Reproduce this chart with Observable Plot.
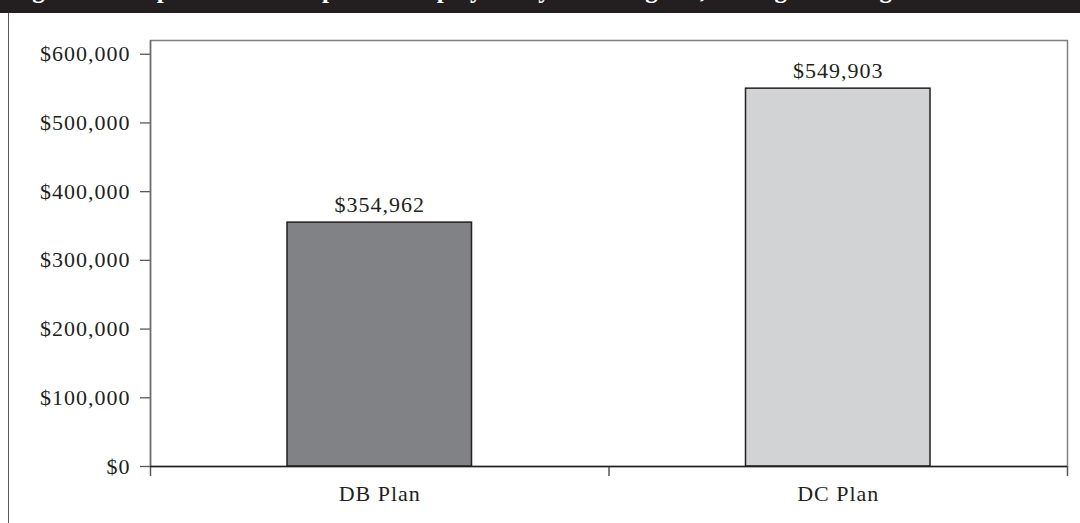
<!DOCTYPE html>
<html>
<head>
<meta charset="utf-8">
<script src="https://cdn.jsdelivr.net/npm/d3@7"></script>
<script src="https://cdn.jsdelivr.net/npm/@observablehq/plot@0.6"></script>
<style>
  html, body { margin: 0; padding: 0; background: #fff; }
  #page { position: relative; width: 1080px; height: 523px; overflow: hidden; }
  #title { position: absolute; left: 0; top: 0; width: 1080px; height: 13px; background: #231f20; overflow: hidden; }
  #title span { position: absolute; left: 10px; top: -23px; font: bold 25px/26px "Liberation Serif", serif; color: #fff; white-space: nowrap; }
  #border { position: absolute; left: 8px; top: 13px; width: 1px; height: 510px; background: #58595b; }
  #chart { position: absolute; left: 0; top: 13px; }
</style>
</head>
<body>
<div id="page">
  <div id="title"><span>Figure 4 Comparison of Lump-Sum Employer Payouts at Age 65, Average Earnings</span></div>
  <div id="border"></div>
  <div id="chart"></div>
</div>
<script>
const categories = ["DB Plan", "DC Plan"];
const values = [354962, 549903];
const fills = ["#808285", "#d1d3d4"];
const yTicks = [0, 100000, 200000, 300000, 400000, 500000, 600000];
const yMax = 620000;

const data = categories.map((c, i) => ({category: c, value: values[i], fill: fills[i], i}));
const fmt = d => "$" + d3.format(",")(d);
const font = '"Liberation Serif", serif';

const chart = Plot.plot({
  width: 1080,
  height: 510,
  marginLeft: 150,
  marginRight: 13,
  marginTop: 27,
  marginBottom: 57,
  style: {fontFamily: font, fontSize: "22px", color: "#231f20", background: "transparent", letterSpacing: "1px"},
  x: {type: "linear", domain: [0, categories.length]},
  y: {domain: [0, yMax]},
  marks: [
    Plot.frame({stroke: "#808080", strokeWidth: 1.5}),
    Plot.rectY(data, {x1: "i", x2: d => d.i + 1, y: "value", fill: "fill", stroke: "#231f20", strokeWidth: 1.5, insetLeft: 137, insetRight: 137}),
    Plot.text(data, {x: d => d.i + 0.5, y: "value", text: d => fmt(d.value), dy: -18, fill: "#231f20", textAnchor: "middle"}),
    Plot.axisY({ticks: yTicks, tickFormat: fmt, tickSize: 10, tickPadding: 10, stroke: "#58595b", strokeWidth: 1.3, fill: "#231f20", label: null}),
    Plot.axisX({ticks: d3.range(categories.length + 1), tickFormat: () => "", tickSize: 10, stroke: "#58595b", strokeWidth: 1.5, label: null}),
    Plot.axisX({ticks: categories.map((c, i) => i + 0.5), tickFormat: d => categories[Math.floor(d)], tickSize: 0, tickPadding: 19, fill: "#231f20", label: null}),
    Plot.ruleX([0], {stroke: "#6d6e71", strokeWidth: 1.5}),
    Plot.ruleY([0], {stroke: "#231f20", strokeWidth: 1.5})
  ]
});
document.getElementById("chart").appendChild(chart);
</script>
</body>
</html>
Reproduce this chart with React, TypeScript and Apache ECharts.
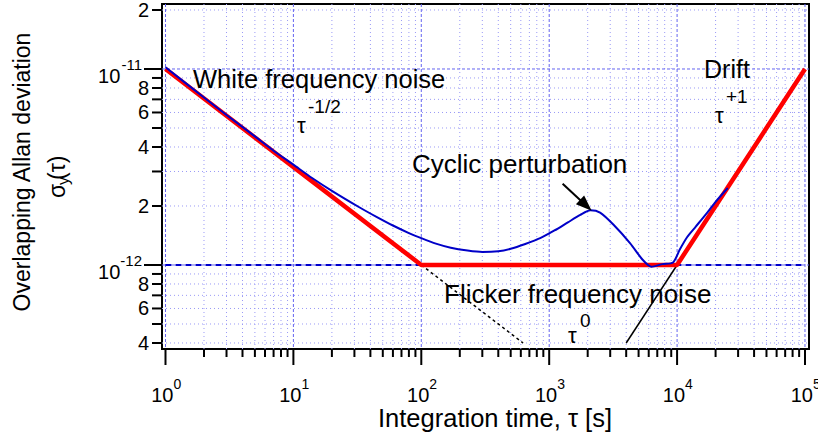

_Exercise prompt_.
In your copy of the records, include no pictures; repeat everything else exactly.

_Written answer_.
Reproduce this chart with Observable Plot.
<!DOCTYPE html>
<html>
<head>
<meta charset="utf-8">
<script src="https://cdn.jsdelivr.net/npm/d3@7"></script>
<script src="https://cdn.jsdelivr.net/npm/@observablehq/plot@0.6"></script>
<style>
  html, body { margin: 0; padding: 0; background: #fff; }
  #page { position: relative; width: 1080px; height: 523px; overflow: hidden; }
  #title { position: absolute; left: 0; top: 0; width: 1080px; height: 13px; background: #231f20; overflow: hidden; }
  #title span { position: absolute; left: 10px; top: -23px; font: bold 25px/26px "Liberation Serif", serif; color: #fff; white-space: nowrap; }
  #border { position: absolute; left: 8px; top: 13px; width: 1px; height: 510px; background: #58595b; }
  #chart { position: absolute; left: 0; top: 13px; }
</style>
</head>
<body>
<div id="page">
  <div id="title"><span>Figure 4 Comparison of Lump-Sum Employer Payouts at Age 65, Average Earnings</span></div>
  <div id="border"></div>
  <div id="chart"></div>
</div>
<script>
const categories = ["DB Plan", "DC Plan"];
const values = [354962, 549903];
const fills = ["#808285", "#d1d3d4"];
const yTicks = [0, 100000, 200000, 300000, 400000, 500000, 600000];
const yMax = 620000;

const data = categories.map((c, i) => ({category: c, value: values[i], fill: fills[i], i}));
const fmt = d => "$" + d3.format(",")(d);
const font = '"Liberation Serif", serif';

const chart = Plot.plot({
  width: 1080,
  height: 510,
  marginLeft: 150,
  marginRight: 13,
  marginTop: 27,
  marginBottom: 57,
  style: {fontFamily: font, fontSize: "22px", color: "#231f20", background: "transparent", letterSpacing: "1px"},
  x: {type: "linear", domain: [0, categories.length]},
  y: {domain: [0, yMax]},
  marks: [
    Plot.frame({stroke: "#808080", strokeWidth: 1.5}),
    Plot.rectY(data, {x1: "i", x2: d => d.i + 1, y: "value", fill: "fill", stroke: "#231f20", strokeWidth: 1.5, insetLeft: 137, insetRight: 137}),
    Plot.text(data, {x: d => d.i + 0.5, y: "value", text: d => fmt(d.value), dy: -18, fill: "#231f20", textAnchor: "middle"}),
    Plot.axisY({ticks: yTicks, tickFormat: fmt, tickSize: 10, tickPadding: 10, stroke: "#58595b", strokeWidth: 1.3, fill: "#231f20", label: null}),
    Plot.axisX({ticks: d3.range(categories.length + 1), tickFormat: () => "", tickSize: 10, stroke: "#58595b", strokeWidth: 1.5, label: null}),
    Plot.axisX({ticks: categories.map((c, i) => i + 0.5), tickFormat: d => categories[Math.floor(d)], tickSize: 0, tickPadding: 19, fill: "#231f20", label: null}),
    Plot.ruleX([0], {stroke: "#6d6e71", strokeWidth: 1.5}),
    Plot.ruleY([0], {stroke: "#231f20", strokeWidth: 1.5})
  ]
});
document.getElementById("chart").appendChild(chart);
</script>
</body>
</html>
Reproduce this chart with React, TypeScript and Apache ECharts.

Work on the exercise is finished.